The architecture that revolutionized multi-scale detection
Content Outline
- Introduction
- Three primary components of modern neural networks (Backbone, Neck and Head)
- Why Feature Pyramid Networks (The Problem)??
- Feature Pyramid Networks : The Elegant Solution
- Implementation Example Code
- Variations (Evolution of Feature Pyramid Network)
- Limitations and Considerations
- Conclusion
Introduction
In the world of deep learning and computer vision, architectural innovations have played a important role in advancing the field. Among these innovations, Feature Pyramid Networks (FPN) stand out as a fundamental building block that has revolutionized how we handle multi-scale feature representation in neural networks. In this article we’ll explore the FPN.
Three primary components (Backbone, Neck and Head)
Before getting into FPN, it’s important to understand the three primary components of modern neural networks in computer vision:
Backbone
The backbone, typically a convolutional neural network like ResNet or VGG, serves as the primary feature extractor. It processes the raw input image and generates hierarchical feature representations at different scales.

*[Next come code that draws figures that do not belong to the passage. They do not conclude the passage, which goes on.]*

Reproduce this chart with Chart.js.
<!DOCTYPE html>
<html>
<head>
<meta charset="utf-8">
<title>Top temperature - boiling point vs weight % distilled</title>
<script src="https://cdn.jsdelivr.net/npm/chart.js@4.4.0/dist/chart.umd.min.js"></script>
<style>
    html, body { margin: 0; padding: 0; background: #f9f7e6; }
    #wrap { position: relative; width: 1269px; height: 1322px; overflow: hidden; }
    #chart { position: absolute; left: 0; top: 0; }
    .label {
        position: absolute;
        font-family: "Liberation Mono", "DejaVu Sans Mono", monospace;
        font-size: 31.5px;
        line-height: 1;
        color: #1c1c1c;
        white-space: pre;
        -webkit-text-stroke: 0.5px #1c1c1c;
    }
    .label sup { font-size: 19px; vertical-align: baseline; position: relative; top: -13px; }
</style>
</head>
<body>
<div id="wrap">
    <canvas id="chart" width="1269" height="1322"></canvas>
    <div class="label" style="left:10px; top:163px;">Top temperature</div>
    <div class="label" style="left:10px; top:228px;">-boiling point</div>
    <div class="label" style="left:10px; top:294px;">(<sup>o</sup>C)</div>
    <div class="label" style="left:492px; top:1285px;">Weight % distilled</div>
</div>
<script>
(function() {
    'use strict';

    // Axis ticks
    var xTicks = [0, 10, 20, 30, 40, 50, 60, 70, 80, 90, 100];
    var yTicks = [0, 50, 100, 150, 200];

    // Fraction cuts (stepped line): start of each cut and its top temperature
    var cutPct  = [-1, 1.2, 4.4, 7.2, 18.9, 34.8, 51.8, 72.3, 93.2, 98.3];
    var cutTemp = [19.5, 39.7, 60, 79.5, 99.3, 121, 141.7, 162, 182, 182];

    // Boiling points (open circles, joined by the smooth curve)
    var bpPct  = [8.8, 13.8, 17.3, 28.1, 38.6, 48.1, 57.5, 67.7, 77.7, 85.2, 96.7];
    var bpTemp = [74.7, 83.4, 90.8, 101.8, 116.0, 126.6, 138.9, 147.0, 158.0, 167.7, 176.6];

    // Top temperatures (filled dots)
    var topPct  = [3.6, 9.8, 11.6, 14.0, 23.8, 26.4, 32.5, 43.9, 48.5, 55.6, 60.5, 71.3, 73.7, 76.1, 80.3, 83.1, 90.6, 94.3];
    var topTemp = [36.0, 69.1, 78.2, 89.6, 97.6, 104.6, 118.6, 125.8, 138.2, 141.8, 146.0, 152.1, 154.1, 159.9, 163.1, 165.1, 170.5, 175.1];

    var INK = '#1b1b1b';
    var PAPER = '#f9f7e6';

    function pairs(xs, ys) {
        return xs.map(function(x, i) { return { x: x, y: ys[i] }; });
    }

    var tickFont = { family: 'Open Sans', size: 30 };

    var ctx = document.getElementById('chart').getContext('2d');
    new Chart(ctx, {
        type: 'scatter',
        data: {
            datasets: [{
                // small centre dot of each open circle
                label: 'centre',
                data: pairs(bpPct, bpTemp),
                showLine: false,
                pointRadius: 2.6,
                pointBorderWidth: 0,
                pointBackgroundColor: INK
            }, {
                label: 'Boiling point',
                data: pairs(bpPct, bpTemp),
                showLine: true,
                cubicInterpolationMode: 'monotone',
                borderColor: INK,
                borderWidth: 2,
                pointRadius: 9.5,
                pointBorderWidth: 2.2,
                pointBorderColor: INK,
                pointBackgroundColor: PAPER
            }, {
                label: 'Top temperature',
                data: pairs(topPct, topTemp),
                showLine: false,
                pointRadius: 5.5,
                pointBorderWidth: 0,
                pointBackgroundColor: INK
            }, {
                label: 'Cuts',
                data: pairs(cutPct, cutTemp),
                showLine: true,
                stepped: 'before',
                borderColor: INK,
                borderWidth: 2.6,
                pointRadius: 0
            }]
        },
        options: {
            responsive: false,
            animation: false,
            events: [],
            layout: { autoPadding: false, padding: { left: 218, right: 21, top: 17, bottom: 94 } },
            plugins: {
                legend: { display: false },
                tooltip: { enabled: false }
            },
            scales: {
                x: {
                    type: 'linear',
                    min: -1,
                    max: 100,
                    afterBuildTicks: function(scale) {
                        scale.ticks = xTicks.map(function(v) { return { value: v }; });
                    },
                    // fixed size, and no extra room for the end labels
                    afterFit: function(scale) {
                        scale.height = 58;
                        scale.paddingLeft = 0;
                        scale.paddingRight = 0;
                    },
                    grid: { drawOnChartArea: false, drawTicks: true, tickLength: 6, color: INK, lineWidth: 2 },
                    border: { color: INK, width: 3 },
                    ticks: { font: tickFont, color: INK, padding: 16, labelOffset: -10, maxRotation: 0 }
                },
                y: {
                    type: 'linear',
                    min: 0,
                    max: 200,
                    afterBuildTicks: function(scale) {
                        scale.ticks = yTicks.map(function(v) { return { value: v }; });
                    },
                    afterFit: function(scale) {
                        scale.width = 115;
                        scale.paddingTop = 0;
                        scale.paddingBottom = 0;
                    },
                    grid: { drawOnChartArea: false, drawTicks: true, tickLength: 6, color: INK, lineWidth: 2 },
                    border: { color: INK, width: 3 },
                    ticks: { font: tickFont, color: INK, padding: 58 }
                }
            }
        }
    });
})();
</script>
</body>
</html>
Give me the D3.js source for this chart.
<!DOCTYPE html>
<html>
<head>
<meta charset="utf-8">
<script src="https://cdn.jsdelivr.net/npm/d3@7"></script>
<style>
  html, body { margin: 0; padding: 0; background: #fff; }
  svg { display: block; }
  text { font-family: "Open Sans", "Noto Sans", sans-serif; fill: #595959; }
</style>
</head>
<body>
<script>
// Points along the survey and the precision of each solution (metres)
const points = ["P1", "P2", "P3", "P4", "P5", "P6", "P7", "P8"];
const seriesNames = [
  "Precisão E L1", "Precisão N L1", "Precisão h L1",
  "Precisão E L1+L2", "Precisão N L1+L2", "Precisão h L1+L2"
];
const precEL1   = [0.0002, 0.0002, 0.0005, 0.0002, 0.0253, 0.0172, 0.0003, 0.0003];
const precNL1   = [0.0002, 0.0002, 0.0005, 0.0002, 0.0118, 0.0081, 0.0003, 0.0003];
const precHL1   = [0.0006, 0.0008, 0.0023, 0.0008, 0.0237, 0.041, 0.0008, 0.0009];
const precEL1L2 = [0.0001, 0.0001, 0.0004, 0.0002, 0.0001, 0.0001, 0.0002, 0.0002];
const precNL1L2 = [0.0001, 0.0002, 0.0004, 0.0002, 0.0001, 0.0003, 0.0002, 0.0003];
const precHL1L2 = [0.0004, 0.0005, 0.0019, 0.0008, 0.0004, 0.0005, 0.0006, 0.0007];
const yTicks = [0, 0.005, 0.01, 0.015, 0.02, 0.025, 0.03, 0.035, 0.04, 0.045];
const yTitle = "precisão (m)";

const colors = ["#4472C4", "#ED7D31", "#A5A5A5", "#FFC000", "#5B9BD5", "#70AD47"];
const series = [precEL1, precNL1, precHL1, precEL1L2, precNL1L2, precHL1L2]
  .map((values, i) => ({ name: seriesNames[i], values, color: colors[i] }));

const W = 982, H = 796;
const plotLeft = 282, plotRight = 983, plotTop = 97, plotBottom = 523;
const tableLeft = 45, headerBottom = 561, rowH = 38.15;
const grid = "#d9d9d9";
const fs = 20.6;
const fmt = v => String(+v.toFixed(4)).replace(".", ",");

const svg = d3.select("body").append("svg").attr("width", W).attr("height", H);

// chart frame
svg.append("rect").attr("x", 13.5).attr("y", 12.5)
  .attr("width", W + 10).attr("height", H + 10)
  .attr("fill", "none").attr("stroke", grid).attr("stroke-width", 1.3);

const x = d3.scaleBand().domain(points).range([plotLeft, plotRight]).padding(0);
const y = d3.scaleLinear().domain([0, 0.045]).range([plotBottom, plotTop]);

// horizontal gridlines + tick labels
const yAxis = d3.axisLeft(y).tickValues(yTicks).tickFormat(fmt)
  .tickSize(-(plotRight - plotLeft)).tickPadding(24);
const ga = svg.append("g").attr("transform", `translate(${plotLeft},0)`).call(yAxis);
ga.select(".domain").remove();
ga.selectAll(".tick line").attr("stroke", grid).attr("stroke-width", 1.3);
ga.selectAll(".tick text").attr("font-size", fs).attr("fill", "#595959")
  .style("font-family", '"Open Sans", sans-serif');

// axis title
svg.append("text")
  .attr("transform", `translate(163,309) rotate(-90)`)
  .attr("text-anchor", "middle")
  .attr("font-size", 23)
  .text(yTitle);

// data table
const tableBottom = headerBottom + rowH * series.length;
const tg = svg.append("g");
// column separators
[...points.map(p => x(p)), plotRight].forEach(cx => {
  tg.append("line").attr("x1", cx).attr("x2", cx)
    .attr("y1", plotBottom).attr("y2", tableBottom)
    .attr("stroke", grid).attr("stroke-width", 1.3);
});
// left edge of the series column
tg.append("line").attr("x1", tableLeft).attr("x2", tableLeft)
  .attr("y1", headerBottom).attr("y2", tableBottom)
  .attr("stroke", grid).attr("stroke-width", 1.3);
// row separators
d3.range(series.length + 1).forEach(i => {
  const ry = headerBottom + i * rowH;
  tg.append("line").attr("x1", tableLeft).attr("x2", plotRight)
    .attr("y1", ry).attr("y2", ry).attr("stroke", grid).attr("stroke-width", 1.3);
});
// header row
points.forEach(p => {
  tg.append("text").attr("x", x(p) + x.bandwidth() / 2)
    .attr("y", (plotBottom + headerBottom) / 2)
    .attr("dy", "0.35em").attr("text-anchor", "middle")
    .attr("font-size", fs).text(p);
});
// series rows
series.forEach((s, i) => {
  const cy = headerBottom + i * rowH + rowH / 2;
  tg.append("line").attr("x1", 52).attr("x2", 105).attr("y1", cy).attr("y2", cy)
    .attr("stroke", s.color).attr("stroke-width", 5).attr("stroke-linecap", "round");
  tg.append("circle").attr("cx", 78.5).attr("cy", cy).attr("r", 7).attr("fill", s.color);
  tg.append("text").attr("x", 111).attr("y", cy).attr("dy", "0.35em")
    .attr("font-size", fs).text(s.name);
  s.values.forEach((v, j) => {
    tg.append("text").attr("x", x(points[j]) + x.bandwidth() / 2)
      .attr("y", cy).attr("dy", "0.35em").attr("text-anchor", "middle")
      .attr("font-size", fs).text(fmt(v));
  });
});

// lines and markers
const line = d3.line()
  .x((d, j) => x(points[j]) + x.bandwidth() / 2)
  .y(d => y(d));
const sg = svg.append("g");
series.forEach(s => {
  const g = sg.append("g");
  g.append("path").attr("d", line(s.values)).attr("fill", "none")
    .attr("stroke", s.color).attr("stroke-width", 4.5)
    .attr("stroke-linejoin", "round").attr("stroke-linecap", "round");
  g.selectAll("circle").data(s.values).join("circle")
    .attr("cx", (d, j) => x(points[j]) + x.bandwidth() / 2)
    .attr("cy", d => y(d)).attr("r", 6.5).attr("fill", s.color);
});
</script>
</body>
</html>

Think of it as the foundation that captures basic to complex features, from edges and textures to higher-level semantic information.
Neck
The neck component serves as a feature fusion and enhancement module between the backbone and head networks. Its primary purpose is to process and combine features from different scales or stages of the backbone to generate more discriminative feature representations.
Think of it as a processing plant that takes raw materials (features) from different sources and refines them into more useful products.
The neck can perform various operations like:
- Feature fusion across different scales
- Feature enhancement through additional convolutions
- Information flow management between different network levels
Feature Pyramid Network is one popular implementation of a neck architecture, but others exist like Path Aggregation Network (PANet) and High-Resolution Network (HRNet).
Head
The head is the task-specific component that uses the refined features to make final predictions. Different tasks (detection, segmentation, classification) require different head architectures, but they all benefit from well-processed features from the neck.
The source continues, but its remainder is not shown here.